Well, it is something certainly I had not considered....


But, there are many forms of energy it could be using to transmit the co-ordinates with, EM, neutrino, radiation etc. plus whatever the writers come up with

As for distance, it could be argued that tactics, common sense and practicality dictate the proximity of the DHD to the gate. Personally I would not want to be opening a large door without being close enough to have some control over who else was close enough to jump through! :nuts: As it is, at least one episode has been based on the effects of unwanted (admittedly invisible) aliens coming through the gate into the SGC. A similar problem comes from the problem of asynchronous dialling. I would not want to be dialling a gate I could not see closely, to determine whether the established wormhole was mine going out, or someone else's coming in - a fatal difference!

[NB. Do we ever hear what the Tok'ra, Asgard, Nox, Tollan or Goa'uld called the DHD prior to any adoption by them of Sam's term DHD?]
 
as far as i can tell, there's no way you could find out what the range of a dhd is without maybe actually taking a dhd and bringing it somewhere else.

another question about the dhd:
when you bring a stargate + dhd to another planet, supposedly you can dial in and out of that planet even if the stargate wasn't originally there. i got this idea from season 1's solitudes. now, d'you think you can automatically use the dhd, or do you have to somehow reprogram the point of origin?
think about that for a second.

~Shu Hunter
:upto: stargate fan{atic}
 
I know for sure it doesn't use cables because on Heliopolis, when the D.H.D. fell through the castle floor, there were no frayed cables. The range can't be that long because when the Germans and the Russians had the D.H.D. for the first gate, they no doubtedly tried pushing on the panels for the glyphs to see what would happen. The Gate in the SGC would show signs of it and we would find it by tracing the energy signal. There was no mention of this in the show. I know it didn't instead connect to the Anarctic Stargate because of the way it dialed in Solitudes. (Sam pushed the panel for glyph one and the chevron flickered then locked.) That indicated it hadn't been used in a long while.
 
Originally posted by MICSG7
I know for sure it doesn't use cables because on Heliopolis, when the D.H.D. fell through the castle floor, there were no frayed cables.
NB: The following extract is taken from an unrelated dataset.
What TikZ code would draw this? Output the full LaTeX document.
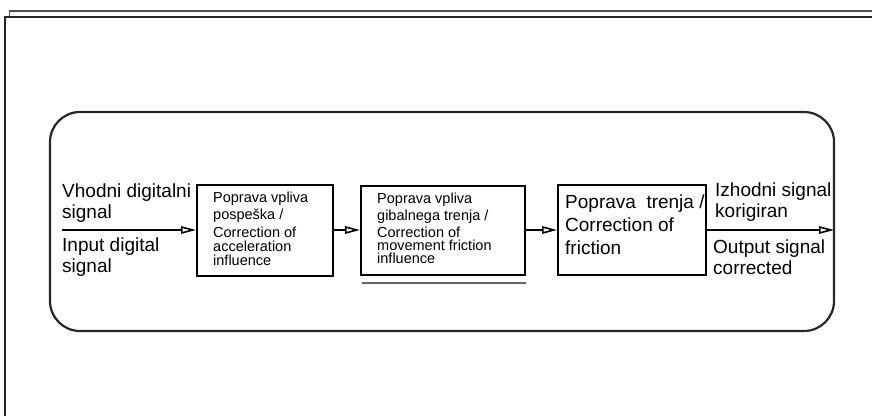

also they launched the stargate into an alien sun in the season 4 finale.

The range can't be that long because when the Germans and the Russians had the D.H.D. for the first gate, they no doubtedly tried pushing on the panels for the glyphs to see what would happen.

good point.

~Shu Hunter
:upto: stargate fan{atic}
 
Originally posted by shu_hunter
another question about the dhd:
when you bring a stargate + dhd to another planet, supposedly you can dial in and out of that planet even if the stargate wasn't originally there. i got this idea from season 1's solitudes. now, d'you think you can automatically use the dhd, or do you have to somehow reprogram the point of origin?
Presumably the "point of origin" is always the same on a DHD, since it is generally going to be a planet symbol rather than an entire cluster of stars, (apart from careless writers/set-dressers/effects men) since presumably each cluster can hold several gates. Therefore the DHD could always have a "home" button, which can be used as soon as it has been installed.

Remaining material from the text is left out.